Hello, Melissa here! I’m a huge lover of leftovers and all about making the most of what you’ve got, turning dinners into lunches and cooking up something yummy with your simple, staple cupboard ingredients. One of the best tips our Mum taught me was how to respect food by not wasting it. I base my meals on foods that are stocked in my cupboards and freezer along with fresh, seasonal produce and vegetables.
In my new cookbook Eat Happy: 30 minute feel good food, I share delicious, fuss-free recipes along side my go-to food fixes when recipes don’t go to plan and my kitchen tips and tricks to make sure you’re making the most out of your ingredients to save you time and money and allow you to enjoy your food that little bit more!

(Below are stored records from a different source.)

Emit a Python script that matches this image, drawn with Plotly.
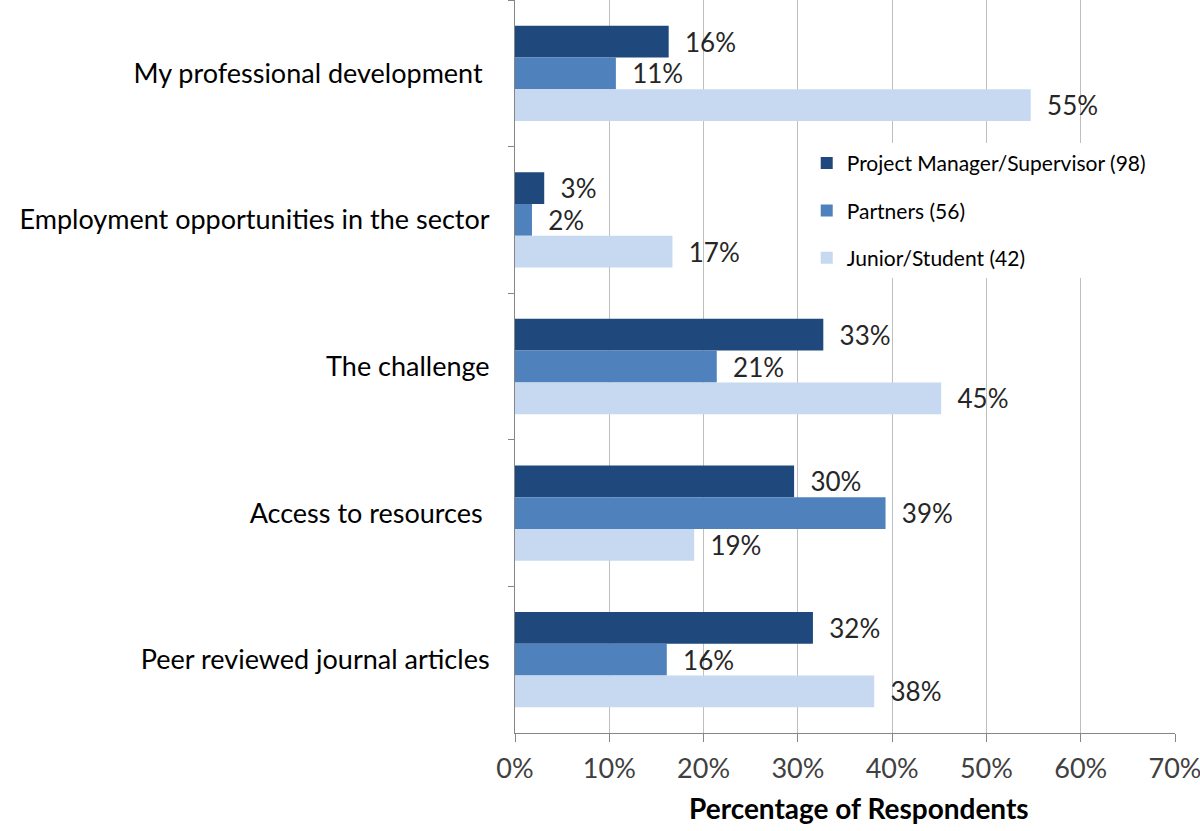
import plotly.graph_objects as go

categories = [
    "My professional development ",
    "Employment opportunities in the sector",
    "The challenge",
    "Access to resources ",
    "Peer reviewed journal articles",
]
series_names = [
    "Project Manager/Supervisor (98)",
    "Partners (56)",
    "Junior/Student (42)",
]
pm_values = [16.3, 3.1, 32.7, 29.6, 31.6]
partners_values = [10.7, 1.8, 21.4, 39.3, 16.1]
junior_values = [54.7, 16.7, 45.2, 19.0, 38.1]
x_ticks = [0, 10, 20, 30, 40, 50, 60, 70]
x_tick_labels = ["0%", "10%", "20%", "30%", "40%", "50%", "60%", "70%"]
x_title = "Percentage of Respondents"

colors = ["#1F497D", "#4F81BD", "#C6D9F0"]
FONT = "Lato"

fig = go.Figure()
for i, (name, vals) in enumerate(zip(series_names, [pm_values, partners_values, junior_values])):
    fig.add_trace(go.Bar(
        y=categories, x=vals, name=name, orientation="h",
        marker=dict(color=colors[i], line=dict(width=0)),
        texttemplate="  %{x:.0f}%", textposition="outside",
        textfont=dict(family=FONT, size=26, color="#262626"),
        constraintext="none", cliponaxis=False,
        legendgroup=f"g{i}",
    ))

fig.add_annotation(
    x=0.521, y=-0.102, xref="paper", yref="paper",
    text=f"<b>{x_title}</b>", showarrow=False,
    xanchor="center", yanchor="middle",
    font=dict(family=FONT, size=28, color="#000000"),
)

fig.update_layout(
    width=1200, height=831,
    margin=dict(l=515, r=25, t=0, b=98),
    paper_bgcolor="white", plot_bgcolor="white",
    barmode="group", bargap=0.35, bargroupgap=0,
    font=dict(family=FONT, color="#000000"),
    legend=dict(
        x=0.442, y=0.805, xanchor="left", yanchor="top",
        bgcolor="white", borderwidth=0,
        font=dict(family=FONT, size=21, color="#000000"),
        tracegroupgap=17, traceorder="grouped",
        itemwidth=30,
    ),
    xaxis=dict(
        range=[0, 70], tickvals=x_ticks, ticktext=x_tick_labels,
        showgrid=True, gridcolor="#BFBFBF", gridwidth=1,
        showline=True, linecolor="#868686", linewidth=1,
        ticks="outside", ticklen=8, tickcolor="#868686",
        tickfont=dict(family=FONT, size=27, color="#404040"),
        ticklabelstandoff=4, ticklabeloverflow="allow",
        zeroline=False,
    ),
    yaxis=dict(
        autorange="reversed",
        showline=True, linecolor="#868686", linewidth=1,
        ticks="outside", ticklen=6, tickcolor="#868686", tickson="boundaries",
        tickfont=dict(family=FONT, size=27, color="#000000"),
        ticklabelstandoff=19,
        showgrid=False,
    ),
)

fig.write_html(
    "out.html",
    config={"displayModeBar": False},
    post_script="document.body.style.margin='0';window.dispatchEvent(new Event('resize'));",
)
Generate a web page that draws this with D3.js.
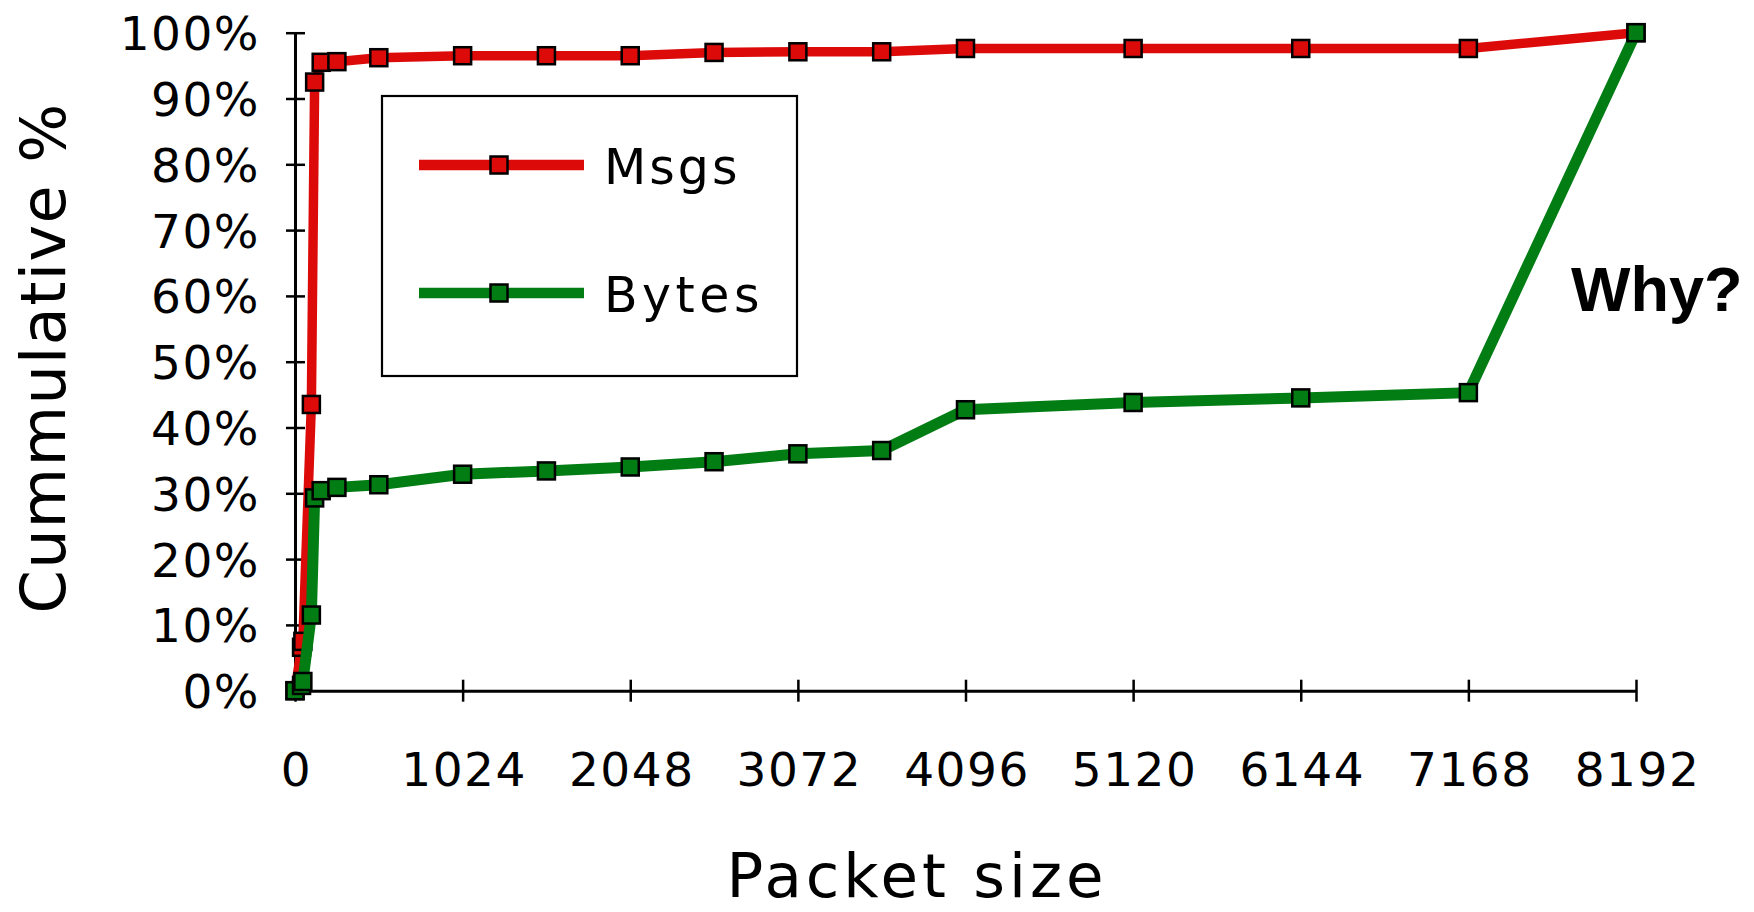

So I wanted to share 4 of my kitchen tips and recipe saves with you all to make your food go further:
- Double up and freeze your food. This is my number one tip for making your busy life that much easier. If you know you’ve got a busy week, then spend an evening cooking something simple and yummy but make double and freeze it so you have food to hand whenever you need it and can turn it into another meal or simply take for lunch. Cook once, eat twice! Or even multiple times!
- Recipe save – Has your dish become too salty or spicy? Simply add more substance to it with coconut milk, tinned tomatoes or cooked beans or quinoa.
- Be inspired by the season. Use vegetables and herbs depending on what’s on offer at your local shop. I love it when you get creative with my recipes, so wherever you can, swap the vegetables for something you already may have! No need to ever feel restricted by recipes, see them as as a gentle guide to have fun with
- Save your stalks! We’re so quick to throw away the parts of vegetables that recipes don’t require, but try cutting off any really knobbly bits from a broccoli stalk and then thinly slice them and cook in with the florets or grate them when making vegetable rice. I’ve even got a recipe for Carrot top pesto which uses up the green tops of carrots so nothing is wasted and you can do the same with radish leaves too which are peppery and delicious.